Para Jarvie, é angustiante criar o filho nessas condições. “Fico apreensiva de ver meu filho pedindo dinheiro de quem passa por aqui, mas tem muita gente que ajuda”, disse. Sobre a permanência dele nas ruas, ela diz que pretende matricular o filho em uma escola pública para garantir a segurança do menino. “Estou correndo atrás da matrícula dele neste ano”. “Quero muito jogar bola e ir para a escola”, disse Diego, segurando o braço da mãe.
Segurança
A segurança de mulheres venezuelanas desabrigadas ainda não é monitorada pela SSP (Secretaria de Segurança Pública do Amazonas). O órgão não possui banco de dados sobre ocorrências de violência contra as mulheres imigrantes.
“Nós não temos denúncias de mulheres venezuelanas em abrigos, nem desabrigadas, que tenham sido violentadas. Não sei dizer se é uma opção delas de se abster da denúncia ou se realmente não há casos. Quando elas vêm, já não estão mais em situação de vulnerabilidade”, disse a delegada Débora Mafra, da Delegacia da Mulher.
Questionada sobre o uso dessas estatísticas para fins de pesquisa e sistematização da segurança pública no Estado, Mafra afirma que quem garante a segurança dessas pessoas é a Sejusc. “Nós (da Polícia Civil) só podemos atuar depois que o crime acontece. Se meninas estão suscetíveis à violência é porque querem. Quem tem que cuidar da menor, são os pais. E são eles mesmos que acabam colocando essas crianças na rua”, disse.

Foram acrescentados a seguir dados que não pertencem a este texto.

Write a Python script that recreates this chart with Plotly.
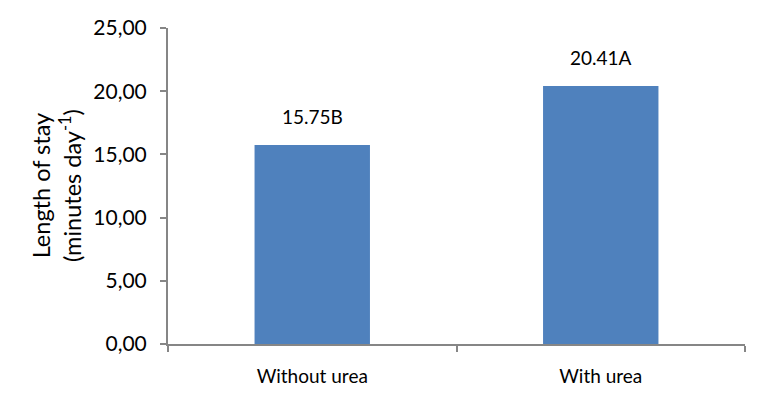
import plotly.graph_objects as go

categories = ['Without urea', 'With urea']
stay_minutes = [15.75, 20.41]
bar_labels = ['15.75B', '20.41A']
y_ticks = [0, 5, 10, 15, 20, 25]

fig = go.Figure()
fig.add_trace(go.Bar(
    x=categories,
    y=stay_minutes,
    width=0.4,
    marker=dict(color='#4F81BD', line=dict(width=0)),
    hoverinfo='skip'
))

for cat, val, lab in zip(categories, stay_minutes, bar_labels):
    fig.add_annotation(x=cat, y=val, text=lab, showarrow=False,
                       yanchor='bottom', yshift=15,
                       font=dict(size=19, color='black'))

# y axis title as rotated annotation so it can be placed exactly
fig.add_annotation(xref='paper', yref='paper', x=0, y=0.5, xshift=-112,
                   text='Length of stay<br>(minutes day<sup>-1</sup>)',
                   textangle=-90, showarrow=False, xanchor='center', yanchor='middle',
                   font=dict(size=23.5, color='black'))

axis_grey = '#868686'
fig.update_xaxes(showline=True, linecolor=axis_grey, linewidth=2,
                 ticks='outside', tickson='boundaries', ticklen=6,
                 tickcolor=axis_grey, tickwidth=2, ticklabelstandoff=14,
                 tickfont=dict(size=19, color='black'), showgrid=False)
fig.update_yaxes(range=[0, 25], tickvals=y_ticks, tickformat='.2f',
                 showline=True, linecolor=axis_grey, linewidth=2,
                 ticks='outside', ticklen=6, tickcolor=axis_grey, tickwidth=2,
                 ticklabelstandoff=9,
                 tickfont=dict(size=21, color='black'), showgrid=False,
                 zeroline=False)

fig.update_layout(
    width=768, height=405,
    margin=dict(l=168, r=23, t=28, b=61),
    plot_bgcolor='white', paper_bgcolor='white',
    font=dict(family='Lato, Open Sans, sans-serif'),
    separators=',.',
    showlegend=False
)

fig.write_html('out.html', config={'displayModeBar': False},
               post_script="document.body.style.margin='0';")
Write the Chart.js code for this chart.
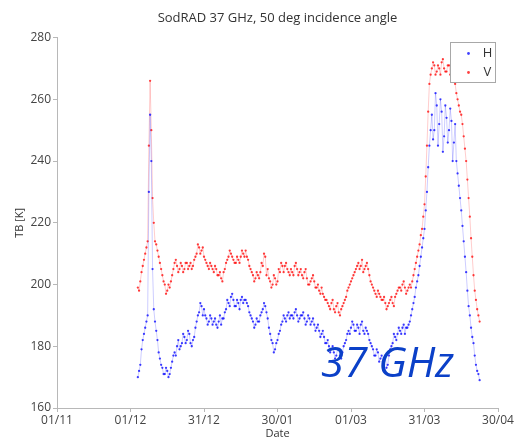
<!DOCTYPE html>
<html>
<head>
<meta charset="utf-8">
<script src="https://cdn.jsdelivr.net/npm/chart.js@4/dist/chart.umd.min.js"></script>
<style>
  html, body { margin: 0; padding: 0; background: #fff; }
  #wrap { width: 520px; height: 439px; }
</style>
</head>
<body>
<div id="wrap"><canvas id="tbChart" width="520" height="439"></canvas></div>
<script>
// days counted from 01/11; two samples per day starting at firstDay
const firstDay = 33;
const tickLabels = ["01/11", "01/12", "31/12", "30/01", "01/03", "31/03", "30/04"];

// brightness temperature [K], horizontal polarisation, whole-day samples
const tbH = [
    170, 174, 182, 186, 190, 255, 205, 188, 182, 176,
    173, 171, 172, 171, 175, 178, 180, 179, 181, 183,
    182, 184, 180, 183, 188, 191, 193, 192, 189, 188,
    189, 188, 187, 188, 187, 189, 192, 194, 196, 195,
    193, 194, 195, 194, 195, 193, 190, 188, 187, 188,
    190, 192, 193, 189, 184, 181, 179, 182, 185, 188,
    189, 190, 189, 190, 191, 190, 189, 190, 189, 188,
    189, 188, 187, 186, 185, 184, 183, 181, 180, 179,
    178, 177, 179, 176, 180, 182, 185, 186, 187, 185,
    186, 187, 185, 186, 184, 181, 179, 177, 178, 176,
    175, 177, 174, 179, 181, 183, 184, 185, 186, 184,
    186, 188, 192, 196, 201, 206, 212, 218, 230, 245,
    255, 250, 258, 252, 256, 248, 254, 250, 253, 246,
    240, 232, 224, 214, 204, 193, 186, 181, 174, 171
];
// horizontal polarisation, half-day samples
const tbH2 = [
    172, 179, 184, 188, 230, 240, 192, 185, 178, 174,
    171, 173, 170, 173, 177, 177, 182, 180, 184, 181,
    185, 181, 182, 186, 190, 194, 190, 190, 187, 190,
    187, 189, 186, 190, 189, 191, 195, 193, 197, 193,
    195, 192, 196, 195, 194, 191, 189, 186, 189, 188,
    191, 194, 191, 186, 182, 178, 181, 184, 187, 190,
    188, 191, 190, 189, 192, 188, 190, 191, 187, 190,
    187, 189, 185, 187, 183, 185, 181, 182, 178, 180,
    176, 179, 177, 178, 181, 184, 184, 188, 185, 187,
    184, 188, 184, 185, 182, 180, 177, 179, 175, 177,
    176, 173, 177, 180, 184, 182, 186, 184, 187, 186,
    187, 190, 194, 199, 203, 209, 215, 224, 238, 250,
    247, 262, 245, 260, 243, 258, 246, 257, 240, 252,
    236, 228, 219, 209, 198, 190, 183, 177, 172, 169
];

// brightness temperature [K], vertical polarisation, whole-day samples
const tbV = [
    199, 201, 206, 210, 214, 266, 228, 214, 211, 207,
    203, 200, 198, 199, 203, 207, 206, 205, 206, 205,
    207, 206, 205, 208, 210, 212, 211, 209, 207, 205,
    206, 204, 205, 203, 202, 204, 207, 209, 210, 208,
    207, 208, 209, 210, 211, 208, 205, 203, 202, 203,
    204, 206, 209, 205, 201, 200, 202, 201, 204, 206,
    206, 205, 203, 204, 206, 205, 204, 203, 204, 202,
    200, 202, 201, 199, 198, 199, 196, 195, 193, 194,
    192, 193, 191, 192, 194, 196, 199, 201, 203, 205,
    207, 206, 204, 206, 205, 201, 199, 197, 198, 196,
    195, 194, 193, 195, 194, 196, 198, 199, 200, 199,
    198, 200, 201, 205, 209, 213, 218, 226, 245, 265,
    270, 271, 269, 270, 272, 270, 269, 271, 270, 268,
    262, 258, 255, 248, 240, 228, 215, 203, 195, 190
];
// vertical polarisation, half-day samples
const tbV2 = [
    198, 204, 208, 212, 245, 250, 220, 213, 209, 205,
    201, 197, 200, 201, 205, 208, 204, 207, 204, 207,
    205, 207, 206, 209, 213, 210, 212, 208, 206, 207,
    205, 206, 203, 204, 201, 205, 208, 211, 209, 207,
    209, 207, 211, 209, 209, 206, 204, 201, 204, 202,
    207, 210, 203, 202, 199, 203, 200, 205, 207, 204,
    207, 204, 205, 203, 207, 203, 205, 202, 205, 200,
    201, 203, 199, 200, 197, 197, 195, 194, 192, 195,
    191, 194, 190, 193, 195, 198, 200, 202, 204, 206,
    205, 208, 205, 207, 203, 200, 198, 196, 197, 195,
    196, 192, 194, 196, 193, 197, 199, 198, 201, 197,
    199, 199, 203, 207, 211, 216, 222, 235, 256, 268,
    272, 268, 271, 268, 273, 269, 271, 268, 272, 265,
    260, 256, 252, 244, 234, 222, 209, 198, 192, 188
];

// interleave whole-day and half-day samples into one series
const toPoints = (whole, half) => whole.flatMap((tb, i) => [
    { x: firstDay + i, y: tb },
    { x: firstDay + i + 0.5, y: half[i] },
]);

const fontFamily = "'Open Sans', sans-serif";
const tickFont = { family: fontFamily, size: 12 };

const overlay = {
    id: "legendAndTag",
    afterDraw(chart) {
        const ctx = chart.ctx;
        const area = chart.chartArea;
        ctx.save();

        // legend box in the upper right corner
        const bx = Math.round(area.right) - 47.5, by = Math.round(area.top) + 4.5;
        ctx.fillStyle = "#fff";
        ctx.strokeStyle = "#a8a8a8";
        ctx.lineWidth = 1;
        ctx.fillRect(bx, by, 45, 40);
        ctx.strokeRect(bx, by, 45, 40);
        chart.data.datasets.forEach((ds, i) => {
            const y = by + 11 + i * 19;
            ctx.fillStyle = ds.pointBackgroundColor;
            ctx.beginPath();
            ctx.arc(bx + 18, y, 1.4, 0, Math.PI * 2);
            ctx.fill();
            ctx.fillStyle = "#333";
            ctx.font = "13px " + fontFamily;
            ctx.textAlign = "center";
            ctx.textBaseline = "middle";
            ctx.fillText(ds.label, bx + 37, y);
        });

        // frequency tag
        ctx.font = "italic 42px " + fontFamily;
        ctx.fillStyle = "#0b40c8";
        ctx.textAlign = "left";
        ctx.textBaseline = "alphabetic";
        ctx.fillText("37 GHz", 321, 377);
        ctx.restore();
    }
};

new Chart(document.getElementById("tbChart"), {
    type: "line",
    data: {
        datasets: [
            {
                label: "H",
                data: toPoints(tbH, tbH2),
                borderColor: "rgba(0, 0, 255, 0.2)",
                borderWidth: 1,
                pointBackgroundColor: "rgba(0, 0, 255, 0.75)",
                pointBorderWidth: 0,
                pointRadius: 1.15,
                tension: 0,
            },
            {
                label: "V",
                data: toPoints(tbV, tbV2),
                borderColor: "rgba(255, 0, 0, 0.2)",
                borderWidth: 1,
                pointBackgroundColor: "rgba(255, 0, 0, 0.75)",
                pointBorderWidth: 0,
                pointRadius: 1.15,
                tension: 0,
            },
        ],
    },
    options: {
        responsive: false,
        animation: false,
        layout: { padding: { left: 0, right: 22, top: 0, bottom: 0 } },
        plugins: {
            legend: { display: false },
            tooltip: { enabled: false },
            title: {
                display: true,
                text: "SodRAD 37 GHz, 50 deg incidence angle",
                fullSize: false,
                color: "#333",
                font: { family: fontFamily, size: 13, weight: "normal" },
                padding: { top: 10, bottom: 12 },
            },
        },
        scales: {
            x: {
                type: "linear",
                min: 0,
                max: 180,
                border: { color: "#b8b8b8" },
                grid: { drawOnChartArea: false, tickLength: 4, color: "#b8b8b8" },
                ticks: {
                    stepSize: 30,
                    autoSkip: false,
                    maxRotation: 0,
                    padding: 1,
                    color: "#444",
                    font: tickFont,
                    callback: v => tickLabels[Math.round(v / 30)],
                },
                title: {
                    display: true,
                    text: "Date",
                    color: "#333",
                    font: { family: fontFamily, size: 11, lineHeight: 1 },
                    padding: 0,
                },
                afterFit: s => { s.height = 31; },
            },
            y: {
                min: 160,
                max: 280,
                border: { color: "#b8b8b8" },
                grid: { drawOnChartArea: false, tickLength: 4, color: "#b8b8b8" },
                ticks: { stepSize: 20, padding: 2, color: "#444", font: tickFont },
                title: {
                    display: true,
                    text: "TB [K]",
                    color: "#333",
                    font: { family: fontFamily, size: 11 },
                    padding: { top: 13, bottom: 0 },
                },
                afterFit: s => { s.width = 57; },
            },
        },
    },
    plugins: [overlay],
});
</script>
</body>
</html>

De acordo com Mafra, na secretaria não há esse controle de saber se a pessoa denunciante é brasileira ou não. “Na verdade, nossa estatística precisa ser melhorada ainda. Não há banco de dados”, disse. “Como o Brasil não estava preparado para essa imigração, nosso sistema não foi feito pra isso”, justifica Mafra.